KIYAMET
Kıyâmeti koparan biziz. Biz bütün gönlümüzle Allah desek, Allah nidâsına kulum hitâbını duysak, kopmaz kıyâmet. Allâh Allâh diyen bulundukça kıyâmet kopmaz. Nefsinde, Allah deyip kulluk yapan, evinde âilesinde, Resûlüllâh (sav) sevgisi, ehl-i beyt muhabbeti ve Kur’ân kıraati olan, işinde ticâretinde, helâl kazanca tâbi olan, idâresinde, âdil devlet reisi bulundukça kopmaz kıyâmet. Çünkü kıyâmet, hayırlılar üzerine kopmaz. Ne kadar kıyâmeti beklesek de, ölünce kopar kıyâmetimiz.
1- Hayâtımızı Kur’ân’la amel ederek geçirelim. Kitâb-ı Kerîm’imiz, hayâtımızın her alanına hitâb eder. Kendi arzusuyla konuşmayan Aleyhissalât ü Vesselâm Efendimizin kelamları da Kur’ân’ın tefsiri, tebyini, açıklayıcısıdır. Hüküm koymaya hak sâhibi olan, Şâri-i Mübîn’dir. Ayağımızın biri Kur’ân, bir diğeri de Hadîs-i Şerif’ler olsun.
2- İlâhî korkuyu taşıyarak, Âhirette emniyette olacağımız bir hayâtı düşleyelim.
3- Âhirete hazırlık yapalım. Kazılan kabre, amel sandığına takvâyı azık edelim. Küçük alâmetleri kıyâmetin, bütün tahakkuk etmiştir. Büyükleri de, tesbih tâneleri gibi ard arda gelecektir. Kopacağını bilsek dahi kıyâmetin, dikelim elimizdeki fidanı.
– Âhiret tarlasına, Allah ile kendi aramızda gerçekleşen taate, melek ve Nebiyy-i Mürsel’in dâhil olmadığı hâlis ibâdeti dikelim.

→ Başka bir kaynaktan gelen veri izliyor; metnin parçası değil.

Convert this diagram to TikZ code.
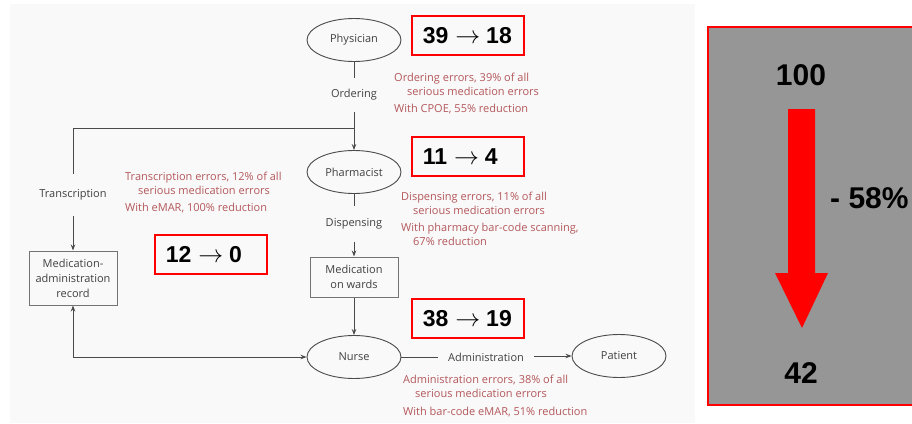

-Ehlüllâhın gönlünden akan ırmakta yıkanarak, dinlediğimiz Hak kelamları dikelim.
– Arşın açıldığı zamanı gözetleyerek, Kur’ân kıraatini, münâcaat ve mürâcaatımızı dikelim hâlvet mekânlarda.
-Hak Teâlâ’nın huzûrunda, mütevâzi hâlimizi dikelim.
-Rabbimizin (cc) İsim ve Sıfatlarının tecellîsini dikelim.
– Zâhirî ve bâtinî nimet ve ihsâna şükrü dikelim.
– Her an ve vakitte yaptığımız istiğfar, tevhid ve Salât ü Selâm’ı dikelim.
– Nefsânî isteklerimize, Rabbimizin arzusunu tercih etme bahtiyarlığını dikelim.
– Tekbir, Tehlil, farz ve nâfile taatlerle Allah Teâlâ’ya olan kurbiyyetimizi, yakınlığımızı dikelim.